On the face of it it seems ludicrous that one man, in the space of one year, could produce an artificial intelligence while, at the same time, running arguably the most successful social media company on the planet.
It seems even more so when we consider that many scientists have been working towards this goal for over fifty years. However it is a sign, both of how far that research has progressed, and of how our understanding of what we might want from an Artificial Intelligence has changed.
Many aspects of intelligent behaviour are now achievable with computers. Zuckerberg talks specifically about having voice recognition software to obey his commands, and computer vision software to recognise friends and automatically open the front door for them.
Both of these are achievable with current technology, particularly if you are prepared to tolerate some inaccuracy. People are already using voice recognition on their phones and facial recognition to identify people for tagging in photos on Facebook.

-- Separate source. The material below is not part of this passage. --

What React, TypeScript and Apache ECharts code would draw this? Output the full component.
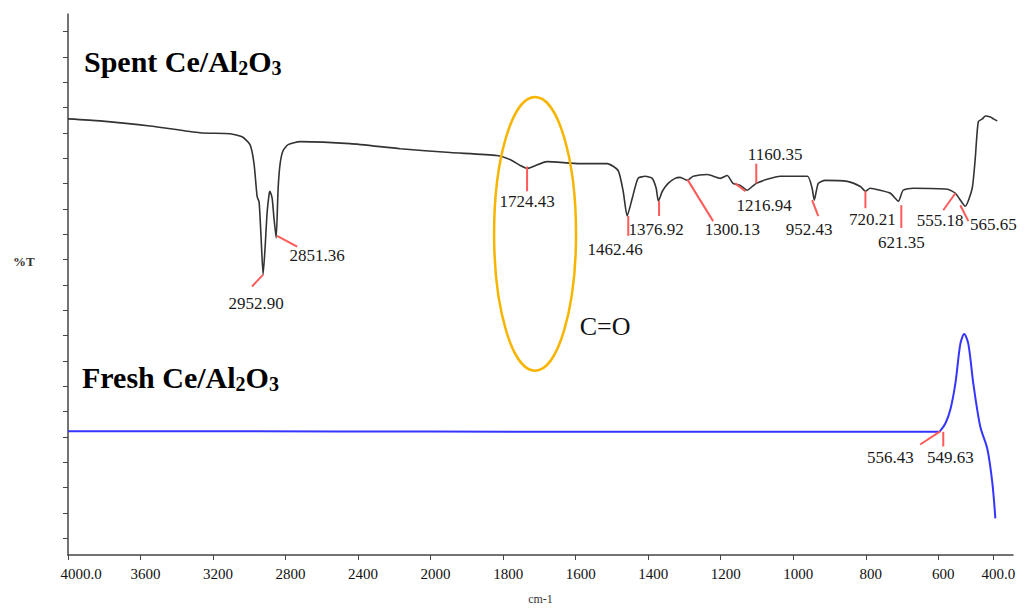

Clearly the AI butler he envisages is not going to be the reproduction of human-like intelligence but a combination of systems which he hopes will allow his home to run more smoothly and easily.
And this is technology that is being developed in many universities and companies, not just to provide playthings for the super-wealthy but also in the hopes that it can aid everyday people, particularly the elderly and infirm.
Zuckerberg talks, for instance, of building a system that can monitor his baby daughter when he and his wife are not in her room, to alert them if anything seems to be wrong. Similar technology would be invaluable for the thousands of elderly people in the UK who suffer from falls every year, some of whom have to wait extended periods for family or friends to discover them.
Research into homecare assistants is a very active area and the Centre for Autonomous Systems Technology at Liverpool, together with researchers at the University of Hertfordshire and Bristol Robotics lab, is engaged in active research on their safety and trustworthiness.
Cursory thought shows that there are a number of complicated issues that need to be addressed before many people would be happy to have these systems in their homes.
Any system that is monitoring you for activity levels, in order to detect if you have fallen or are in distress, will also be tracking where you are and what you are doing.
Therefore such a system will need to weigh carefully the risk that you are in some kind of trouble with the risk that your privacy will be violated.
Such decisions, moreover, are likely to be highly personal with some people wishing the system to contact someone quickly even if it is a false alarm and others wishing to preserve their privacy and independence as long as possible and only have help summoned if the system is convinced there is a serious problem.
Similar issues arise in most situations where we hope to integrate artificial intelligence into our daily lives. Should a self-driving car system, for instance, be able to take control from a human driver, if it considers their driving reckless or unsafe? How much of a risk should a human driver pose to themselves or to others before a car restricts their autonomy in this way? The answer may well vary from country to country.
All these questions fall into the domain of ethical reasoning by computational systems and it is becoming clear that such reasoning involves understanding and comparing different ethical concerns and priorities (privacy, safety and dignity for instance).
Research at Liverpool
At the University of Liverpool, together with Marija Slavkovik from the University of Bergen, we have looked at how different ethical principles can be ranked and used by an autonomous system when choosing an action and how we can guarantee that the ranking will be respected by the artificial intelligence program. We have also worked with researchers at Delft University of Technology to examine how systems can adapt their behaviour by being given new social rules by users or organisations.
In the future we hope such research will give rise to systems that are sensitive to the complex web of ethical concerns that govern behaviour. These systems will be adaptable to different legal systems and organisations and will respect the wishes of individual users.”